Katie Roiphe interview: «There is a lot of unexamined feminist outrage against other women»

Helen Lewis talks to Katie Roiphe, columnist and author, most recently of In Praise of Messy Lives.

Katie Roiphe likes to provoke. The American essayist describes herself in her latest collection as an “uncomfortablist”. Considering her career began with a book suggesting that date rape statistics were overblown and asserting, “Rape is a natural trump card for feminism,” that is a small understatement.

The writer Katie Roiphe. Photograph: Anna Schori / Camera Press
The writer Katie Roiphe. Photograph: Anna Schori / Camera Press

In person, though, Roiphe has a demeanour that is quiet and watchful, although her defiant halo of tight curls and the loud print of her minidress suggest she is less of a wallflower than she might at first seem. “It’s the goal to get people to think about things in a new way and if that’s what you’re doing, you can’t then complain about people attacking you,” she tells me. “You know, we say that women writers have a harder time on the internet with the angry comments – but a lot of those angry comments come from women. There is a lot of unexamined feminist outrage against other women.”

Roiphe’s recent book In Praise of Messy Lives begins with an appropriately uncomfortable description of her divorce. Her unhappily married friends, she notices, are desperate to believe that she is miserable, desperate to think that her children are suffering; her happily married friends do not judge.

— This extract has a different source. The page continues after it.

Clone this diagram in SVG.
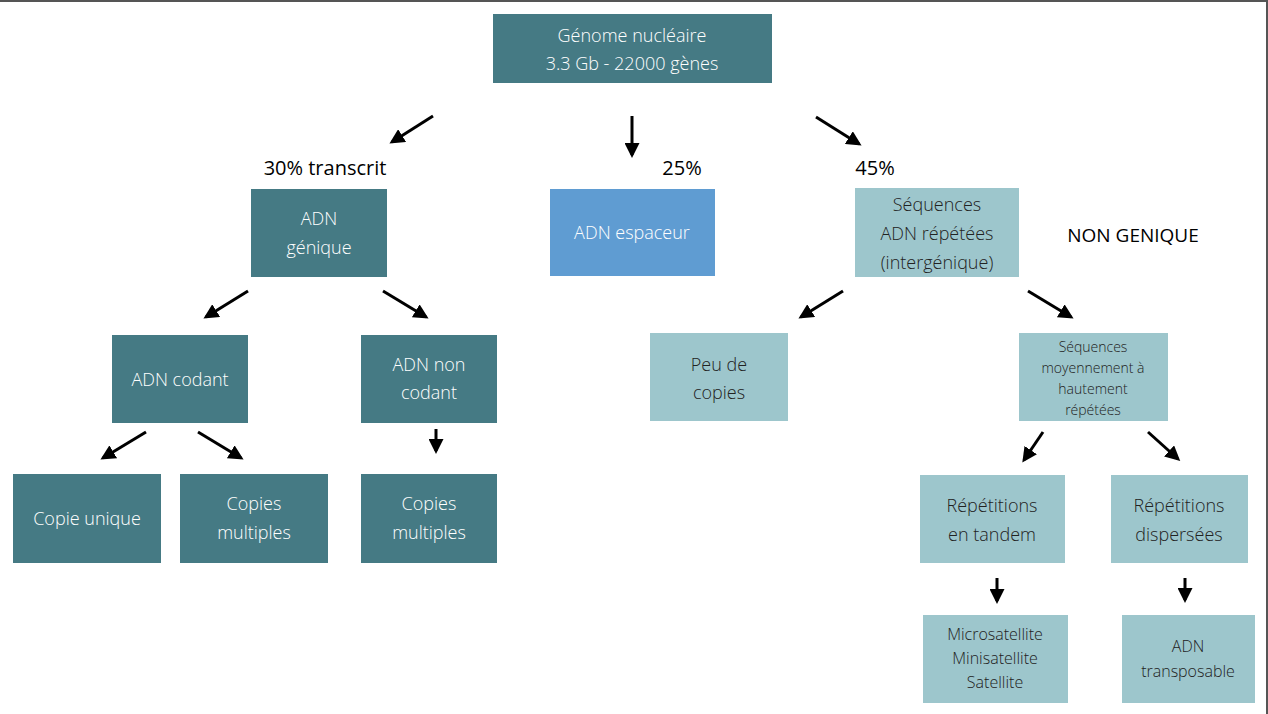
<svg xmlns="http://www.w3.org/2000/svg" width="1268" height="714" viewBox="0 0 1268 714">
<style>
.d{fill:#457A84}.l{fill:#9DC6CC}.b{fill:#5F9CD2}
text{font-family:"Open Sans","Liberation Sans",sans-serif;text-anchor:middle}
.nt{font-size:18px;fill:#fff;font-weight:300}
.nd{font-size:18px;fill:#222;font-weight:300}
.ns{font-size:14px;fill:#222;font-weight:300}
.lb{font-size:20px;fill:#000}
.c line{stroke:#000;stroke-width:3;marker-end:url(#a)}
</style>
<defs><marker id="a" markerWidth="5" markerHeight="5" refX="4" refY="2.5" orient="auto"><path d="M0,0 L5,2.5 L0,5 Z" fill="#000"/></marker></defs>
<rect width="1268" height="714" fill="#fff"/>
<path d="M0,1 H1267 V714" fill="none" stroke="#555" stroke-width="2"/>
<g id="n1"><rect class="d" x="493" y="14" width="279" height="69"/><text class="nt" x="632" y="42">Génome nucléaire</text><text class="nt" x="632" y="70">3.3 Gb - 22000 gènes</text></g>
<g id="n2"><rect class="d" x="251" y="189" width="136" height="88"/><text class="nt" x="319" y="225">ADN</text><text class="nt" x="319" y="254">génique</text></g>
<g id="n3"><rect class="b" x="550" y="189" width="165" height="87"/><text class="nt" x="632" y="239" style="fill:#fff">ADN espaceur</text></g>
<g id="n4"><rect class="l" x="855" y="188" width="164" height="89"/><text class="nd" x="937" y="211">Séquences</text><text class="nd" x="937" y="240">ADN répétées</text><text class="nd" x="937" y="269">(intergénique)</text></g>
<g id="n5"><rect class="d" x="112" y="335" width="136" height="88"/><text class="nt" x="180" y="386">ADN codant</text></g>
<g id="n6"><rect class="d" x="361" y="335" width="136" height="88"/><text class="nt" x="429" y="371">ADN non</text><text class="nt" x="429" y="399">codant</text></g>
<g id="n7"><rect class="l" x="650" y="333" width="138" height="88"/><text class="nd" x="719" y="371">Peu de</text><text class="nd" x="719" y="399">copies</text></g>
<g id="n8"><rect class="l" x="1019" y="333" width="149" height="88"/><text class="ns" x="1093" y="352">Séquences</text><text class="ns" x="1093" y="373">moyennement à</text><text class="ns" x="1093" y="394">hautement</text><text class="ns" x="1093" y="415">répétées</text></g>
<g id="n9"><rect class="d" x="13" y="474" width="148" height="89"/><text class="nt" x="87" y="525">Copie unique</text></g>
<g id="n10"><rect class="d" x="180" y="474" width="148" height="89"/><text class="nt" x="254" y="510">Copies</text><text class="nt" x="254" y="539">multiples</text></g>
<g id="n11"><rect class="d" x="361" y="474" width="136" height="89"/><text class="nt" x="429" y="510">Copies</text><text class="nt" x="429" y="539">multiples</text></g>
<g id="n12"><rect class="l" x="920" y="475" width="145" height="88"/><text class="nd" x="992" y="512">Répétitions</text><text class="nd" x="992" y="541">en tandem</text></g>
<g id="n13"><rect class="l" x="1111" y="475" width="137" height="88"/><text class="nd" x="1179" y="512">Répétitions</text><text class="nd" x="1179" y="541">dispersées</text></g>
<g id="n14"><rect class="l" x="923" y="615" width="145" height="88"/><text class="ns" x="995" y="640" style="font-size:16px">Microsatellite</text><text class="ns" x="995" y="664" style="font-size:16px">Minisatellite</text><text class="ns" x="995" y="688" style="font-size:16px">Satellite</text></g>
<g id="n15"><rect class="l" x="1122" y="615" width="133" height="88"/><text class="ns" x="1188" y="652" style="font-size:16px">ADN</text><text class="ns" x="1188" y="677" style="font-size:16px">transposable</text></g>
<g id="labels">
<text class="lb" x="325" y="175">30% transcrit</text>
<text class="lb" x="682" y="175">25%</text>
<text class="lb" x="875" y="175">45%</text>
<text class="lb" x="1133" y="242" style="font-size:19px">NON GENIQUE</text>
</g>
<g class="c" id="connectors">
<line x1="433" y1="116" x2="392" y2="142"/>
<line x1="632" y1="116" x2="632" y2="155"/>
<line x1="816" y1="117" x2="859" y2="144"/>
<line x1="248" y1="291" x2="206" y2="317"/>
<line x1="383" y1="291" x2="426" y2="317"/>
<line x1="146" y1="432" x2="103" y2="458"/>
<line x1="198" y1="432" x2="241" y2="458"/>
<line x1="436" y1="429" x2="436" y2="451"/>
<line x1="843" y1="291" x2="801" y2="317"/>
<line x1="1028" y1="291" x2="1071" y2="317"/>
<line x1="1043" y1="432" x2="1024" y2="460"/>
<line x1="1148" y1="432" x2="1178" y2="459"/>
<line x1="997" y1="578" x2="997" y2="601"/>
<line x1="1185" y1="578" x2="1185" y2="600"/>
</g>
</svg>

It is tempting to dismiss Roiphe as just another confessional columnist and some do. Hamilton Nolan of Gawker seems to write an angry blog every time she publishes an essay, blog with titles such as “Shut up, Katie Roiphe” and “Your rape fantasy is boring, Katie Roiphe”. (She responded with a piece about the site’s “autopilot Schadenfreude” entitled “Gawker is big immature baby”.)

Despite her personal focus and her tendency to enrage, Roiphe is more than a starspangled Liz Jones. For a start, her range is impressive. She has a PhD in English from Princeton and teaches at New York University and she seems as happy writing about why so many mothers are keen to replace their Facebook profile pictures with photos of their babies – “The choice seems to constitute a retreat to an older form of identity, to a time when women were called Mrs John Smith” – as she is close-reading a forgotten female author.

She is brave, too. In her essay “The Naked and the Conflicted”, she casually picks a fight with a generation of male American writers, describing Dave Eggers, Benjamin Kunkel and David Foster Wallace as boringly guilt-ridden and emasculated, particularly in comparison to the “onanistic exuberance” of Philip Roth and John Updike’s ability to “do poetry and whorehouse”. (To compound the offence, she blames feminist critics for inflicting all this snuggling on us by being so hard on Roth’s and Updike’s bawdiness in the first place.)

Despite the negative reaction, Roiphe is unrepentant. “I am saying something that I think is common sense but other people think is really crazy.” She pauses. “That’s a position I often find myself in.